Willing Hands Needlework Design

"She seeketh wool and flax and worketh willingly with her hands"
Proverbs 31:13

Welcome to my blog! I created this blog to keep you updated on my teaching schedule, designs, new designs, kit availability,
works in progress and other stitching related activities. From time to time I'll also be adding extra info about goings-on in my life.

To see my current teaching schedule, teaching pieces and retired designs, click on "older posts" at the bottom of each page.

Thank you for visiting!

Saturday, December 31, 2011

New Year's Eve Wrap-up

It's New Year's Eve and we're getting ready to honor our Southern roots by feasting on black eyed peas and greens, to bring prosperity in the coming year.  But first I wanted to post a few more photos...

The first is a stumpwork panel I stitched on for the Northwest Sampler Guild.  The guild has taken on the extremely ambitious project of reproducing Martha Edlin's casket ( in the V&A's permanent collection along with several other pieces of Martha's exquisite needlework ) in actual size.  I volunteered to work on this panel and stitched on it, off and on, for two years.  It isn't complete because the missing flower motifs are worked in detached buttonhole stitch on wire and that is one stitch I've never come close to mastering.  It was a very humbling experience trying to reproduce Martha's work - she was 11 years old when she made this casket!  The theme of her casket is "The Seven Virtues" and this panel illustrates Justice and Temperance.  The whole project is being coordinated by my soul sister, Marianne Adler, who also came up with the wonderful idea for the Jack in the Box in my Toy Chest Etui.

Martha Edlin reproduction panel

I've made another finial pin cushion, this one especially for the above mentioned Marianne.  It was a Christmas gift and I held off posting photos so that she wouldn't see it here before opening it on Christmas morning.  The colors are much more bold than my first finial and they were inspired by Marianne's blue and yellow kitchen and the red pillows in her living room.  The stitching is actually a line drawing of the design painted on the finial.  When I used to make Ukrainian eggs I always worked out a design on graph paper first, using colored pencils to choose the palette.  If the design on the finial was unwrapped and laid flat, it would look like the line drawing stitched on the pin cushion.

Happy, healthy, prosperous and blessed 2012, everyone!


  1. Wow, that is so cool about the Martha Edlin casket!
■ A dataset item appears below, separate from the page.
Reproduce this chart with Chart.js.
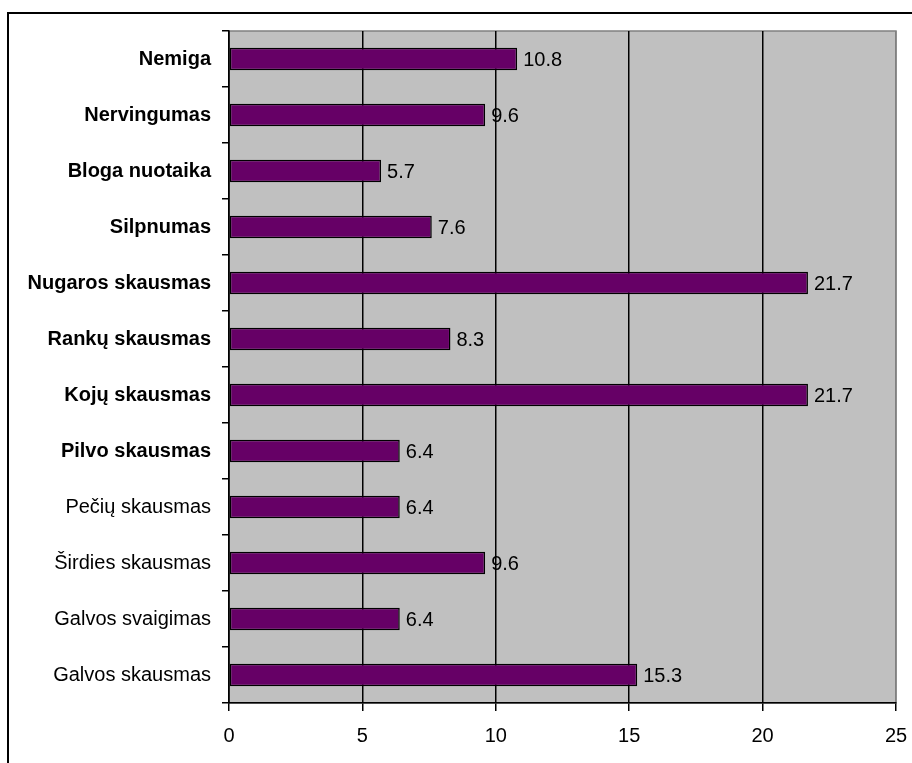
<!DOCTYPE html>
<html>
<head>
  <meta charset="UTF-8" />
  <title>Simptomai</title>
  <script src="https://cdn.jsdelivr.net/npm/chart.js"></script>
  <style>
    html, body { margin: 0; padding: 0; background: #fff; overflow: hidden; }
    #frame {
      position: absolute;
      left: 7px;
      top: 12px;
      width: 940px;
      height: 800px;
      border: 2px solid #000;
    }
    #wrap { position: absolute; left: 0; top: 0; width: 912px; height: 763px; }
  </style>
</head>
<body>
<div id="frame"></div>
<div id="wrap"><canvas id="symptomsChart"></canvas></div>

<script>
  const symptoms = [
    'Nemiga', 'Nervingumas', 'Bloga nuotaika', 'Silpnumas',
    'Nugaros skausmas', 'Rankų skausmas', 'Kojų skausmas', 'Pilvo skausmas',
    'Pečių skausmas', 'Širdies skausmas', 'Galvos svaigimas', 'Galvos skausmas'
  ];
  const percents = [10.8, 9.6, 5.7, 7.6, 21.7, 8.3, 21.7, 6.4, 6.4, 9.6, 6.4, 15.3];
  const boldCount = 8;
  const xTicks = [0, 5, 10, 15, 20, 25];

  const fontFamily = '"Liberation Sans", Arial, sans-serif';

  // grey plot background with a thin grey border on top/right
  const plotBackground = {
    id: 'plotBackground',
    beforeDraw(chart) {
      const { ctx, chartArea: a } = chart;
      ctx.save();
      ctx.fillStyle = '#C0C0C0';
      ctx.fillRect(a.left, a.top, a.right - a.left, a.bottom - a.top);
      ctx.strokeStyle = '#808080';
      ctx.lineWidth = 1.5;
      ctx.strokeRect(a.left, a.top, a.right - a.left, a.bottom - a.top);
      ctx.restore();
    }
  };

  // value labels to the right of each bar
  const valueLabels = {
    id: 'valueLabels',
    afterDatasetsDraw(chart) {
      const { ctx } = chart;
      const meta = chart.getDatasetMeta(0);
      ctx.save();
      ctx.font = '20px ' + fontFamily;
      ctx.fillStyle = '#000';
      ctx.textAlign = 'left';
      ctx.textBaseline = 'middle';
      meta.data.forEach((bar, i) => {
        ctx.fillText(String(percents[i]), bar.x + 6, bar.y + 1);
      });
      ctx.restore();
    }
  };

  new Chart(document.getElementById('symptomsChart'), {
    type: 'bar',
    data: {
      labels: symptoms,
      datasets: [{
        data: percents,
        backgroundColor: '#660066',
        borderColor: '#000',
        borderWidth: 1.5,
        borderSkipped: false,
        categoryPercentage: 1,
        barPercentage: 0.4
      }]
    },
    options: {
      indexAxis: 'y',
      responsive: true,
      maintainAspectRatio: false,
      animation: false,
      layout: { padding: { top: 31, right: 16, left: 0, bottom: 0 } },
      plugins: {
        legend: { display: false },
        tooltip: { enabled: false }
      },
      scales: {
        x: {
          min: 0,
          max: 25,
          afterBuildTicks(scale) {
            scale.ticks = xTicks.map(v => ({ value: v }));
          },
          afterFit(scale) {
            scale.height = 60;
            scale.paddingLeft = 0;
            scale.paddingRight = 0;
          },
          border: { display: true, color: '#000', width: 1.5 },
          grid: {
            drawOnChartArea: true,
            color: ctx => (ctx.tick && ctx.tick.value === 25) ? '#808080' : '#000',
            tickColor: '#000',
            lineWidth: 1.5,
            tickLength: 8
          },
          ticks: {
            color: '#000',
            padding: 13,
            font: { family: fontFamily, size: 20 }
          }
        },
        y: {
          afterFit(scale) { scale.width = 229; },
          border: { display: true, color: '#000', width: 1.5 },
          grid: {
            offset: true,
            drawOnChartArea: false,
            tickColor: '#000',
            lineWidth: 1.5,
            tickLength: 7
          },
          ticks: {
            color: '#000',
            padding: 11,
            font: ctx => ({
              family: fontFamily,
              size: 20,
              weight: ctx.index < boldCount ? 'bold' : 'normal'
            })
          }
        }
      }
    },
    plugins: [plotBackground, valueLabels]
  });
</script>
</body>
</html>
What a beautiful panel too! Detached buttonhole freaks me out -- did it once, but not on a wire. Love that finial for your friend too. Happy New Year!

  2. The casket looks absolutely gorgeous! I can believe that it would be a very humbling experience to try to reproduce somehting that the needlework masters did houndred of years ago. Your casket looks wonderful and I bet that it was a lot of fun to stitch on too!